We also love Theroux’s snapshots of the railway stations themselves. Bangkok’s Hua Lamphong, for instance, “is not on any of the tours, which is a shame. It is one of the most carefully maintained buildings in Bangkok. A neat cool structure, with the shape and Ionic columns of a memorial gym at a wealthy American college, it was put up in 1916 by the Western-oriented King Rama V. The station is orderly and uncluttered, and, like the railway, it is run efficiently by men in khaki uniforms who are as fastidious as scoutmasters competing for good-conduct badges.” The station at Hua Hin, meanwhile, “was a high wooden structure with a curved roof and wooden ornamentations in the Thai style—obsolete for Bangkok but just the thing for this small resort town, empty in the monsoon season.”

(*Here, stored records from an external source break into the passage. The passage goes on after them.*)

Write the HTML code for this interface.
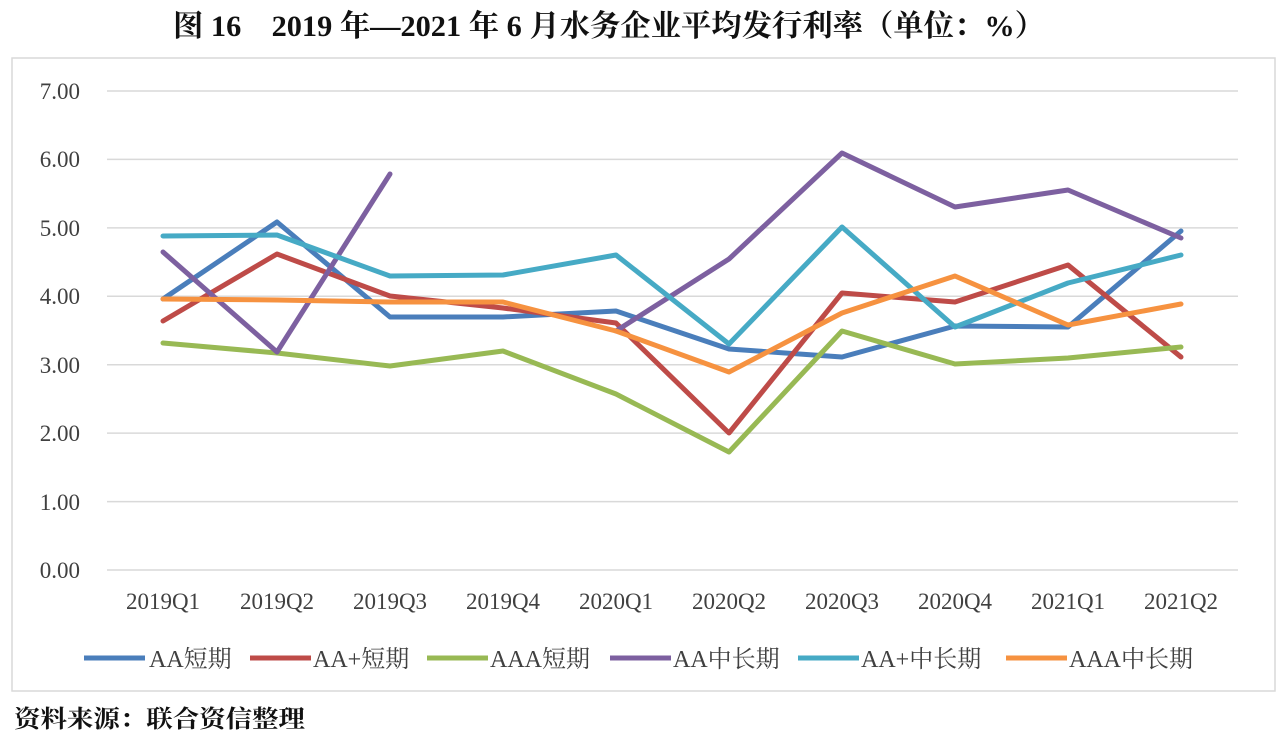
<!DOCTYPE html>
<html><head><meta charset="utf-8"><style>
body{margin:0;background:#fff;width:1286px;height:742px;overflow:hidden;font-family:"Liberation Serif","Noto Serif CJK SC",serif;}
</style></head><body>
<svg width="1286" height="742" xmlns="http://www.w3.org/2000/svg" font-family="'Liberation Serif','Noto Serif CJK SC',serif">
<text x="609" y="36" text-anchor="middle" font-size="30" font-weight="bold" fill="#111" textLength="872" lengthAdjust="spacingAndGlyphs">图 16　2019 年—2021 年 6 月水务企业平均发行利率（单位：%）</text>
<rect x="12" y="58" width="1263" height="633" fill="#fff" stroke="#d9d9d9" stroke-width="1.5"/>
<g stroke="#d9d9d9" stroke-width="1.5">
<line x1="107" x2="1238" y1="91" y2="91"/><line x1="107" x2="1238" y1="159.4" y2="159.4"/>
<line x1="107" x2="1238" y1="227.9" y2="227.9"/><line x1="107" x2="1238" y1="296.3" y2="296.3"/>
<line x1="107" x2="1238" y1="364.7" y2="364.7"/><line x1="107" x2="1238" y1="433.1" y2="433.1"/>
<line x1="107" x2="1238" y1="501.6" y2="501.6"/><line x1="107" x2="1238" y1="570" y2="570"/>
</g>
<g font-size="23" fill="#404040" text-anchor="end">
<text x="80" y="99">7.00</text><text x="80" y="167">6.00</text><text x="80" y="236">5.00</text>
<text x="80" y="304">4.00</text><text x="80" y="373">3.00</text><text x="80" y="441">2.00</text>
<text x="80" y="510">1.00</text><text x="80" y="578">0.00</text>
</g>
<g font-size="23" fill="#404040" text-anchor="middle">
<text x="163" y="609">2019Q1</text><text x="277" y="609">2019Q2</text><text x="390" y="609">2019Q3</text>
<text x="503" y="609">2019Q4</text><text x="616" y="609">2020Q1</text><text x="729" y="609">2020Q2</text>
<text x="842" y="609">2020Q3</text><text x="955" y="609">2020Q4</text><text x="1068" y="609">2021Q1</text>
<text x="1181" y="609">2021Q2</text>
</g>
<g fill="none" stroke-width="5" stroke-linejoin="round" stroke-linecap="round">
<polyline stroke="#4a7ebb" points="163,299 277,222 390,317 503,317 616,311 729,349 842,357 955,326 1068,327 1181,231"/>
<polyline stroke="#be4b48" points="163,321 277,254 390,296 503,308 616,323 729,433 842,293 955,302 1068,265 1181,357"/>
<polyline stroke="#98b954" points="163,343 277,353 390,366 503,351 616,394 729,452 842,331 955,364 1068,358 1181,347"/>
<polyline stroke="#7d60a0" points="163,252 277,352 390,174"/>
<polyline stroke="#7d60a0" points="616,331 729,259 842,153 955,207 1068,190 1181,238"/>
<polyline stroke="#46aac5" points="163,236 277,235 390,276 503,275 616,255 729,344 842,227 955,327 1068,283 1181,255"/>
<polyline stroke="#f69240" points="163,299 277,300 390,302 503,302 616,331 729,372 842,313 955,276 1068,325 1181,304"/>
</g>
<g stroke-width="5" font-size="24" fill="#404040">
<line x1="84" x2="145" y1="658" y2="658" stroke="#4a7ebb"/><text x="149" y="667">AA短期</text>
<line x1="250" x2="311" y1="658" y2="658" stroke="#be4b48"/><text x="313" y="667">AA+短期</text>
<line x1="427" x2="488" y1="658" y2="658" stroke="#98b954"/><text x="490" y="667">AAA短期</text>
<line x1="610" x2="671" y1="658" y2="658" stroke="#7d60a0"/><text x="673" y="667">AA中长期</text>
<line x1="798" x2="859" y1="658" y2="658" stroke="#46aac5"/><text x="861" y="667">AA+中长期</text>
<line x1="1006" x2="1067" y1="658" y2="658" stroke="#f69240"/><text x="1069" y="667">AAA中长期</text>
</g>
<text x="14" y="727" font-size="24" font-weight="bold" fill="#111" textLength="291" lengthAdjust="spacingAndGlyphs">资料来源：联合资信整理</text>
</svg>
</body></html>
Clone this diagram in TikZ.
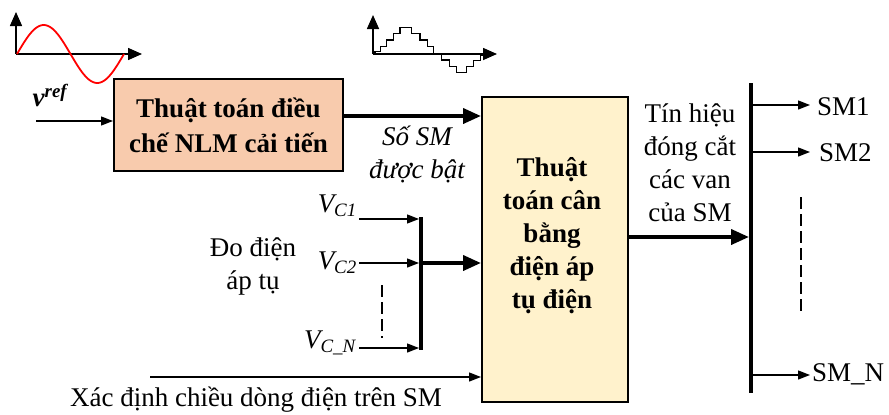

Then there’s the simple beauty of the scenery, perhaps best captured in Vietnam on the Danang to Hue line: “She was snapping pictures out the window, but no picture could duplicate the complexity of the beauty: over there, the sun lighted a bomb scar in the forest, and next to it smoke filled the bowl of a valley; a column of rain from one fugitive cloud slanted on another slope, and the blue gave way to black green, to rice green on the flat fields of shoots, which became, after a strip of sand, an immensity of blue ocean. The distances were enormous and the landscape was so large it had to be studied in parts, like a mural seen by a child.”
If you need even a little bit of encouragement to take the train in Southeast Asia rather than another low-cost flight to hop between cities, then read The Great Railways Bazaar. You might even find yourself rejigging your itinerary in order to squeeze in a few more legs on rail… Some things might have changed, but most of the lines are still operating and the romance is still there for the taking.